§ **INSTRUCTION**
Write out the complete material exactly as it stands.

§ **INFORMATION PROVIDED**

=====

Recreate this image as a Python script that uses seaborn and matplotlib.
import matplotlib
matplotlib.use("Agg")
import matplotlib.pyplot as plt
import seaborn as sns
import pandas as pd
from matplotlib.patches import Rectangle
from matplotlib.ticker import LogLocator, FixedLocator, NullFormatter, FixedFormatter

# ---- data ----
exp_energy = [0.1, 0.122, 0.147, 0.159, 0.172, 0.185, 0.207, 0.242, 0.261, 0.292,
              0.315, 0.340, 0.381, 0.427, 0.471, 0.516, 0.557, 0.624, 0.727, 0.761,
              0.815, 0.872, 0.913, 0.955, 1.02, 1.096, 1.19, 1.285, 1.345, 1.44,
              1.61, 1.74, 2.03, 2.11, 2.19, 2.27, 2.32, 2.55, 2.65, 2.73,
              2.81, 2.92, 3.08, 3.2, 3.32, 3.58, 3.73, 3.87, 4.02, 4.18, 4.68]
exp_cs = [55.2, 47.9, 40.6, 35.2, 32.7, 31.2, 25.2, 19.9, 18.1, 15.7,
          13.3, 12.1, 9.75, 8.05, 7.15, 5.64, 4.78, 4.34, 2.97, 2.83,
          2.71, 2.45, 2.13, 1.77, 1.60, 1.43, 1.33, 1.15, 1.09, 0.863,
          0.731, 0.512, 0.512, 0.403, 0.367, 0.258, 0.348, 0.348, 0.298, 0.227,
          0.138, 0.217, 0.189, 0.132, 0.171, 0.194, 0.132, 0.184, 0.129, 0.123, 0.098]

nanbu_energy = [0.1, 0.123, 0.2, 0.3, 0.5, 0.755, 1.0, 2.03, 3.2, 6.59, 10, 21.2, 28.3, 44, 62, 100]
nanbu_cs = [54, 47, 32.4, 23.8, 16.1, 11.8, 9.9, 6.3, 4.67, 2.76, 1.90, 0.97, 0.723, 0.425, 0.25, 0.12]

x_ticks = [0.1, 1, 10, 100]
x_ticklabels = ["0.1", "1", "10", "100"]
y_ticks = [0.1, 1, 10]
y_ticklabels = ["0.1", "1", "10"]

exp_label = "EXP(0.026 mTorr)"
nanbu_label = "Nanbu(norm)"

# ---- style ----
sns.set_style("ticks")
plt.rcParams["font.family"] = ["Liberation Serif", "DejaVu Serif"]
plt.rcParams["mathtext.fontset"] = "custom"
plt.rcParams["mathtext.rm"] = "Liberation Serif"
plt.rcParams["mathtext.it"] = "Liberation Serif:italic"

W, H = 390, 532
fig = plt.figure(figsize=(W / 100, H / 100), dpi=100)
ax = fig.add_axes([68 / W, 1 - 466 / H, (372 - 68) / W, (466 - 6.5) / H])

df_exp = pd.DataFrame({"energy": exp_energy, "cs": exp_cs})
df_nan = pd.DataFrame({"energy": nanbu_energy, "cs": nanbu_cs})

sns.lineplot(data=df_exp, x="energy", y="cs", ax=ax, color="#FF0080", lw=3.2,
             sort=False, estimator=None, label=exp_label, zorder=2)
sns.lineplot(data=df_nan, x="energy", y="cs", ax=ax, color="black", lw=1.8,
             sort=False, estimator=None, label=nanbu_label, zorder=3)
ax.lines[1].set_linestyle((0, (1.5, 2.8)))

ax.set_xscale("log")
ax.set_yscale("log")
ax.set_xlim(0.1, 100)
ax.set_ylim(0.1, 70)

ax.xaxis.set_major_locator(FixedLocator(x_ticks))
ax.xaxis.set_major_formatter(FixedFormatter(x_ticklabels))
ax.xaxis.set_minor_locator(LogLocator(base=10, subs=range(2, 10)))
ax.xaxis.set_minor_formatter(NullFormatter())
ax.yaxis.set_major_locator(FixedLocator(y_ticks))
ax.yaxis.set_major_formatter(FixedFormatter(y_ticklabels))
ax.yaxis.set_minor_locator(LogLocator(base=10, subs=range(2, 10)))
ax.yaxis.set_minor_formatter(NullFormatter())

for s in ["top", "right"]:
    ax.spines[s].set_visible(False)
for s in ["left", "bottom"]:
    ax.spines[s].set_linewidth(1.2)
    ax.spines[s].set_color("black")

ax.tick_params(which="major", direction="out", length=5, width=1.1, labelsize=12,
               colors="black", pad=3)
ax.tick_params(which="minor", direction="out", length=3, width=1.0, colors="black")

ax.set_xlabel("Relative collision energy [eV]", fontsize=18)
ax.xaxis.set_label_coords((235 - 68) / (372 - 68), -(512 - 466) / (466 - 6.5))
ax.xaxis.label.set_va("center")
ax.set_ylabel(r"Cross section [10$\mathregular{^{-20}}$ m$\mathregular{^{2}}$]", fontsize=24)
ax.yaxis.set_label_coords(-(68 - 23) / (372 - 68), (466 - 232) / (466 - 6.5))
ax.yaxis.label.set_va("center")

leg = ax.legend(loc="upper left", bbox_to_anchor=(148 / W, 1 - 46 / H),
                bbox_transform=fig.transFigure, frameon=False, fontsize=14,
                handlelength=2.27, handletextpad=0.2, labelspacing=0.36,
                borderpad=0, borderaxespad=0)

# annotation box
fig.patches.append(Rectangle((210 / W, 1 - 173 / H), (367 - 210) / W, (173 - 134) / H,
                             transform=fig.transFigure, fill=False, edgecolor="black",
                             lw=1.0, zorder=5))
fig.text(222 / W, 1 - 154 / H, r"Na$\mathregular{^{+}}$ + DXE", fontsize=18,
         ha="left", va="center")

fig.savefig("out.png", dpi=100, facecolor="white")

=====

§ **ANSWER TO THE TASK**
Recreate this image as a Python script that uses seaborn and matplotlib.
import matplotlib
matplotlib.use("Agg")
import matplotlib.pyplot as plt
import seaborn as sns
import pandas as pd
from matplotlib.patches import Rectangle
from matplotlib.ticker import LogLocator, FixedLocator, NullFormatter, FixedFormatter

# ---- data ----
exp_energy = [0.1, 0.122, 0.147, 0.159, 0.172, 0.185, 0.207, 0.242, 0.261, 0.292,
              0.315, 0.340, 0.381, 0.427, 0.471, 0.516, 0.557, 0.624, 0.727, 0.761,
              0.815, 0.872, 0.913, 0.955, 1.02, 1.096, 1.19, 1.285, 1.345, 1.44,
              1.61, 1.74, 2.03, 2.11, 2.19, 2.27, 2.32, 2.55, 2.65, 2.73,
              2.81, 2.92, 3.08, 3.2, 3.32, 3.58, 3.73, 3.87, 4.02, 4.18, 4.68]
exp_cs = [55.2, 47.9, 40.6, 35.2, 32.7, 31.2, 25.2, 19.9, 18.1, 15.7,
          13.3, 12.1, 9.75, 8.05, 7.15, 5.64, 4.78, 4.34, 2.97, 2.83,
          2.71, 2.45, 2.13, 1.77, 1.60, 1.43, 1.33, 1.15, 1.09, 0.863,
          0.731, 0.512, 0.512, 0.403, 0.367, 0.258, 0.348, 0.348, 0.298, 0.227,
          0.138, 0.217, 0.189, 0.132, 0.171, 0.194, 0.132, 0.184, 0.129, 0.123, 0.098]

nanbu_energy = [0.1, 0.123, 0.2, 0.3, 0.5, 0.755, 1.0, 2.03, 3.2, 6.59, 10, 21.2, 28.3, 44, 62, 100]
nanbu_cs = [54, 47, 32.4, 23.8, 16.1, 11.8, 9.9, 6.3, 4.67, 2.76, 1.90, 0.97, 0.723, 0.425, 0.25, 0.12]

x_ticks = [0.1, 1, 10, 100]
x_ticklabels = ["0.1", "1", "10", "100"]
y_ticks = [0.1, 1, 10]
y_ticklabels = ["0.1", "1", "10"]

exp_label = "EXP(0.026 mTorr)"
nanbu_label = "Nanbu(norm)"

# ---- style ----
sns.set_style("ticks")
plt.rcParams["font.family"] = ["Liberation Serif", "DejaVu Serif"]
plt.rcParams["mathtext.fontset"] = "custom"
plt.rcParams["mathtext.rm"] = "Liberation Serif"
plt.rcParams["mathtext.it"] = "Liberation Serif:italic"

W, H = 390, 532
fig = plt.figure(figsize=(W / 100, H / 100), dpi=100)
ax = fig.add_axes([68 / W, 1 - 466 / H, (372 - 68) / W, (466 - 6.5) / H])

df_exp = pd.DataFrame({"energy": exp_energy, "cs": exp_cs})
df_nan = pd.DataFrame({"energy": nanbu_energy, "cs": nanbu_cs})

sns.lineplot(data=df_exp, x="energy", y="cs", ax=ax, color="#FF0080", lw=3.2,
             sort=False, estimator=None, label=exp_label, zorder=2)
sns.lineplot(data=df_nan, x="energy", y="cs", ax=ax, color="black", lw=1.8,
             sort=False, estimator=None, label=nanbu_label, zorder=3)
ax.lines[1].set_linestyle((0, (1.5, 2.8)))

ax.set_xscale("log")
ax.set_yscale("log")
ax.set_xlim(0.1, 100)
ax.set_ylim(0.1, 70)

ax.xaxis.set_major_locator(FixedLocator(x_ticks))
ax.xaxis.set_major_formatter(FixedFormatter(x_ticklabels))
ax.xaxis.set_minor_locator(LogLocator(base=10, subs=range(2, 10)))
ax.xaxis.set_minor_formatter(NullFormatter())
ax.yaxis.set_major_locator(FixedLocator(y_ticks))
ax.yaxis.set_major_formatter(FixedFormatter(y_ticklabels))
ax.yaxis.set_minor_locator(LogLocator(base=10, subs=range(2, 10)))
ax.yaxis.set_minor_formatter(NullFormatter())

for s in ["top", "right"]:
    ax.spines[s].set_visible(False)
for s in ["left", "bottom"]:
    ax.spines[s].set_linewidth(1.2)
    ax.spines[s].set_color("black")

ax.tick_params(which="major", direction="out", length=5, width=1.1, labelsize=12,
               colors="black", pad=3)
ax.tick_params(which="minor", direction="out", length=3, width=1.0, colors="black")

ax.set_xlabel("Relative collision energy [eV]", fontsize=18)
ax.xaxis.set_label_coords((235 - 68) / (372 - 68), -(512 - 466) / (466 - 6.5))
ax.xaxis.label.set_va("center")
ax.set_ylabel(r"Cross section [10$\mathregular{^{-20}}$ m$\mathregular{^{2}}$]", fontsize=24)
ax.yaxis.set_label_coords(-(68 - 23) / (372 - 68), (466 - 232) / (466 - 6.5))
ax.yaxis.label.set_va("center")

leg = ax.legend(loc="upper left", bbox_to_anchor=(148 / W, 1 - 46 / H),
                bbox_transform=fig.transFigure, frameon=False, fontsize=14,
                handlelength=2.27, handletextpad=0.2, labelspacing=0.36,
                borderpad=0, borderaxespad=0)

# annotation box
fig.patches.append(Rectangle((210 / W, 1 - 173 / H), (367 - 210) / W, (173 - 134) / H,
                             transform=fig.transFigure, fill=False, edgecolor="black",
                             lw=1.0, zorder=5))
fig.text(222 / W, 1 - 154 / H, r"Na$\mathregular{^{+}}$ + DXE", fontsize=18,
         ha="left", va="center")

fig.savefig("out.png", dpi=100, facecolor="white")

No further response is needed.